Last day of training, we were given a task by Lorna about Bike Counters in Seattle. It is government open data source with both csv output and API JSON output, so the task looks to be easy, until...
For the initially enjoyable hour, I downloaded the data through API call, with the aim to keep it future proof. The site offers direction link to call.
Nightmare starts to occur when I JSON parsed the data, and noticed every Location has different column names and some of the location even has pedestrian data which make the Total value non-comparable. Also the direction of travel is not universal as some street/road is east-west while others are north-south.
So to handle various format I decided to use only Total for all Locations. The data prep took a bit longer than anticipated, as I noticed from the output some Total are missing.
Note: not all Location has word total in it, hence the failure in formula in Filter tool.

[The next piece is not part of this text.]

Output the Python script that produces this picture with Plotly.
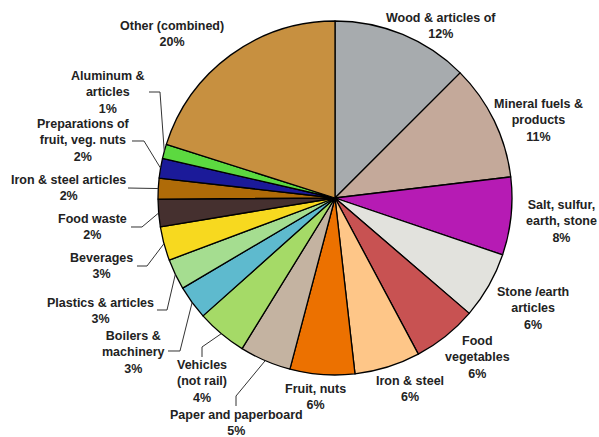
import math
import plotly.graph_objects as go

# ---- data ----
categories = [
    "Wood & articles of", "Mineral fuels &<br>products", "Salt, sulfur,<br>earth, stone",
    "Stone /earth<br>articles", "Food<br>vegetables", "Iron & steel", "Fruit, nuts",
    "Paper and paperboard", "Vehicles<br>(not rail)", "Boilers &<br>machinery",
    "Plastics & articles", "Beverages", "Food waste", "Iron & steel articles",
    "Preparations of<br>fruit, veg. nuts", "Aluminum &<br>articles", "Other (combined)",
]
values = [12.5, 10.6, 7.1, 6.1, 5.9, 6.0, 5.9, 4.7, 4.6, 3.1, 2.8, 3.1, 2.5, 1.9, 1.8, 1.3, 20.1]
pct_labels = ["12%", "11%", "8%", "6%", "6%", "6%", "6%", "5%", "4%", "3%",
              "3%", "3%", "2%", "2%", "2%", "1%", "20%"]

# ---- style ----
colors = ["#A7ABAE", "#C4A99A", "#B61BB4", "#E2E2DD", "#C85252", "#FEC688", "#EC7100",
          "#C4B3A1", "#A5DA67", "#5EBACE", "#A5DD90", "#F7D91F", "#45302F", "#AF6B08",
          "#1B1A99", "#5CD940", "#C79040"]

W, H = 599, 437
CX, CY, R = 335, 198, 177

# label block centres in pixels (layout only)
label_pos = [(441, 26), (538, 120), (561, 221), (533, 308), (477, 357), (410, 389),
             (315, 397), (236, 423), (202, 381), (133, 352), (100, 311), (101, 266),
             (92, 227), (68, 188), (83, 141), (108, 92), (172, 34)]
# leader-line elbow points (pixels); None = no leader line
elbows = [None, None, None, None, None, None, None,
          [(236, 406), (236, 396)], [(202, 357), (202, 347)], [(168, 351), (180, 351)],
          [(157, 310), (167, 310)], [(137, 266), (147, 266)], [(131, 227), (142, 227)],
          [(128, 188)], [(132, 141), (144, 141)], [(149, 92), (160, 92)], None]


def px(x):
    return x / W


def py(y):
    return 1 - y / H


fig = go.Figure(go.Pie(
    labels=[c.replace("<br>", " ") for c in categories],
    values=values,
    sort=False,
    direction="clockwise",
    rotation=0,
    textinfo="none",
    hoverinfo="label+percent",
    marker=dict(colors=colors, line=dict(color="#000000", width=1.3)),
    domain=dict(x=[px(CX - R), px(CX + R)], y=[py(CY + R), py(CY - R)]),
    showlegend=False,
))

total = sum(values)
cum = 0.0
shapes = []
annotations = []
for i, v in enumerate(values):
    mid = (cum + v / 2) / total * 2 * math.pi
    cum += v
    ex = CX + R * math.sin(mid)
    ey = CY - R * math.cos(mid)
    lx, ly = label_pos[i]
    annotations.append(dict(
        x=px(lx), y=py(ly), xref="paper", yref="paper",
        text=f"<b>{categories[i]}<br>{pct_labels[i]}</b>",
        showarrow=False, xanchor="center", yanchor="middle", align="center",
        font=dict(family="Liberation Sans, Arial, sans-serif", size=12.5, color="#222222"),
    ))
    if elbows[i]:
        pts = elbows[i] + [(ex, ey)]
        path = "M " + " L ".join(f"{px(x):.5f},{py(y):.5f}" for x, y in pts)
        shapes.append(dict(type="path", path=path, xref="paper", yref="paper",
                           line=dict(color="#333333", width=1)))

fig.update_layout(
    width=W, height=H,
    margin=dict(l=0, r=0, t=0, b=0),
    paper_bgcolor="white", plot_bgcolor="white",
    annotations=annotations, shapes=shapes,
)

fig.write_html(
    "out.html",
    config={"displayModeBar": False},
    post_script="document.body.style.margin='0px';document.body.style.overflow='hidden';",
)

With 1.5hrs gone for data prep, I was ready for the visualization part. Load the hyper in Tableau and a moment of truth come...

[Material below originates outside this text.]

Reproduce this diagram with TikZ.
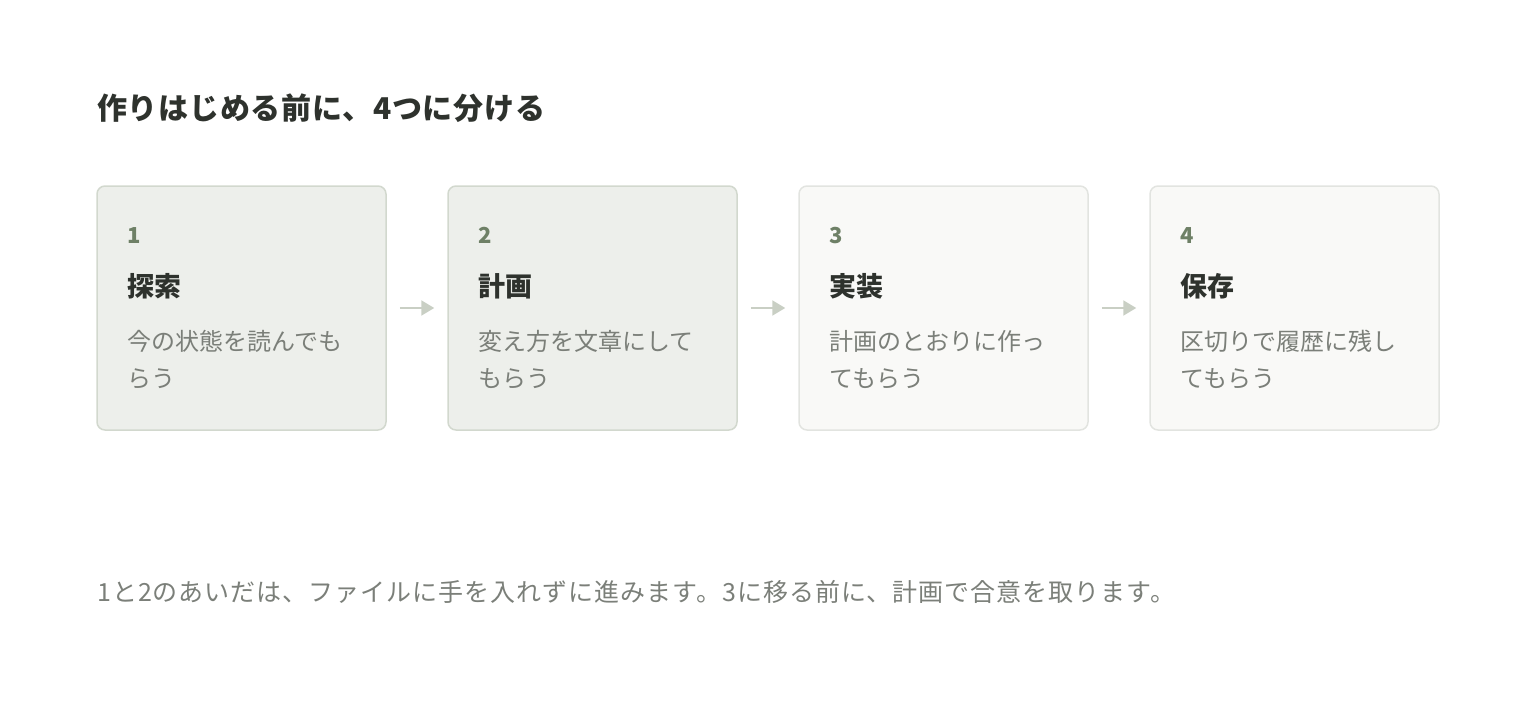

Read documentation before start using API.
After all the data prep work down is done, I realized from the view, API has restricted the number of downloads to only 1000 results per API call. Throttle in the download tool doesn't help, as the documentation indicate we need an token for additional data access. And to register with an government ID is not exactly feasible. So back to square one with only 1.5hr to go.
Luckily the site does over csv download which include all the data, so we had to use that route instead.
As I learnt additional lesson about data quality, not everyone is good at keep a consistent structure. Every single csv has different column names after parsing which make the job of union impossible. Rather than being fancy with any complicated parsing strategy, I choose the oldest way of doing it.
A bit of copy and paste involved, but it handles the data well, as some have pedestrian number and some don't. By handle each Location individually, I was able to calculate the correct bike count total and rename each field consistently for union.
Unfortunately due to the time constrain, I was not able to produce a dashboard.
Note: Fremont Bridge is large than normal, again no time to investigate.
Slight a sad note for the final day of the dashboard week. As much as I learnt a lesson about using API's, it is rather disappointing not to be able to publish a dashboard on time.